A list of 113 men, women, and children killed at Scullabogue can be found in A History of Newbawn (1986), edited by Kevin Whelan. Those who died, it concludes, "were a large contingent from the village of Tintern, wives of members of the North Cork Militia, and the local Yeomanry, servants and associates of the landlord class, local Protestant farmers, government officials, and a few Catholics". The "few Catholics" (nine of the 113 listed) were almost certainly there because of real or imagined connections with Protestants.

Just because Musgrave and others exploited Scullabogue for sectarian purposes, modern commentators, however well-intentioned, are not entitled to rob it of its strong sectarian dimension, which was also connected to disputes over land in earlier decades. Instead, it should be a primary aim of Comoradh '98 to help people "to face the horror", as the Wexford historian Sean Cloney has pleaded.

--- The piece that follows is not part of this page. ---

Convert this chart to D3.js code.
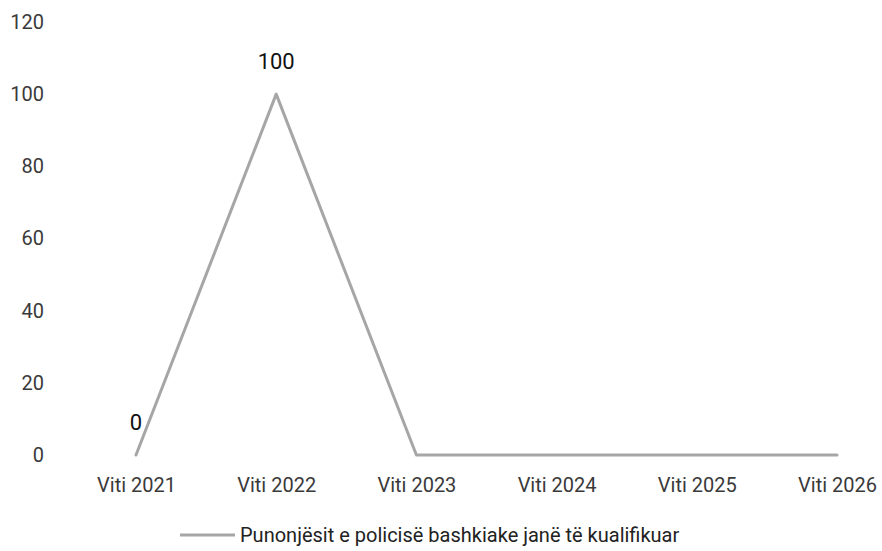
<!DOCTYPE html>
<html>
<head>
<meta charset="utf-8">
<script src="https://cdn.jsdelivr.net/npm/d3@7"></script>
<style>
  html, body { margin: 0; padding: 0; background: #fff; }
  svg { display: block; font-family: Roboto, "Noto Sans", sans-serif; }
</style>
</head>
<body>
<svg id="chart" width="882" height="551"></svg>
<script>
const categories = ["Viti 2021", "Viti 2022", "Viti 2023", "Viti 2024", "Viti 2025", "Viti 2026"];
const values = [0, 100, 0, 0, 0, 0];
const labeledIdx = [0, 1];
const yTicks = [0, 20, 40, 60, 80, 100, 120];
const seriesName = "Punonjësit e policisë bashkiake janë të kualifikuar";

const svg = d3.select("#chart");
const x = d3.scalePoint().domain(categories).range([136, 837]);
const y = d3.scaleLinear().domain([0, 120]).range([455, 22]);

// Y axis
const yAxis = svg.append("g").attr("transform", "translate(44,0)")
  .call(d3.axisLeft(y).tickValues(yTicks).tickSize(0).tickPadding(0));
yAxis.select(".domain").remove();
yAxis.selectAll("text").attr("font-size", 20).attr("fill", "#3a3a3a")
  .attr("font-family", "Roboto, sans-serif");

// X axis
const xAxis = svg.append("g").attr("transform", "translate(0,478)")
  .call(d3.axisBottom(x).tickSize(0).tickPadding(0));
xAxis.select(".domain").remove();
xAxis.selectAll("text").attr("font-size", 20).attr("fill", "#3a3a3a")
  .attr("font-family", "Roboto, sans-serif");

// Line
const line = d3.line().x((d, i) => x(categories[i])).y(d => y(d));
svg.append("path").datum(values)
  .attr("d", line)
  .attr("fill", "none")
  .attr("stroke", "#a6a6a6")
  .attr("stroke-width", 3)
  .attr("stroke-linejoin", "round")
  .attr("stroke-linecap", "round");

// Data labels
svg.selectAll("text.dl").data(labeledIdx).enter().append("text")
  .attr("class", "dl")
  .attr("x", i => x(categories[i]))
  .attr("y", i => y(values[i]) - 25)
  .attr("text-anchor", "middle")
  .attr("font-size", 22)
  .attr("fill", "#111")
  .text(i => values[i]);

// Legend
const lg = svg.append("g");
lg.append("line").attr("x1", 180).attr("x2", 235).attr("y1", 535).attr("y2", 535)
  .attr("stroke", "#a6a6a6").attr("stroke-width", 3);
lg.append("text").attr("x", 240).attr("y", 542).attr("font-size", 20)
  .attr("fill", "#222").text(seriesName);
</script>
</body>
</html>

At the very least, the names of those who died should feature on the "suitable, dignified and appropriate memorial' promised by the Comoradh Committee. The text proposed, however, does little to honour that promise, describing the victims merely as "prisoners" (again, by implication, legitimately so) and making them incidental to what appears to be the real purpose of the memorial, which is to reassure us that "the remorse of the United Irish at this outrage, a tragic departure from the ideals of their Republic, is shared by the people of Ireland." This is surely the ultimate "revisionism" and as propagandistic as anything in Musgrave. Hopefully, the efforts being made, by the people from both communities, to have that text reconsidered, will prove successful.

In Wexford 1798 should not be romanticised. It was an event of great savagery and cruelty, mostly by the ill-disciplined forces of the State. Its most remarkable feature remains the determination and bravery of the rank and file rebels. We must try to understand them in their own terms, and not reduce them to ciphers in the idealistic schemes of the United Irishmen.

Dr Tom Dunne is a professor of history at University College Cork.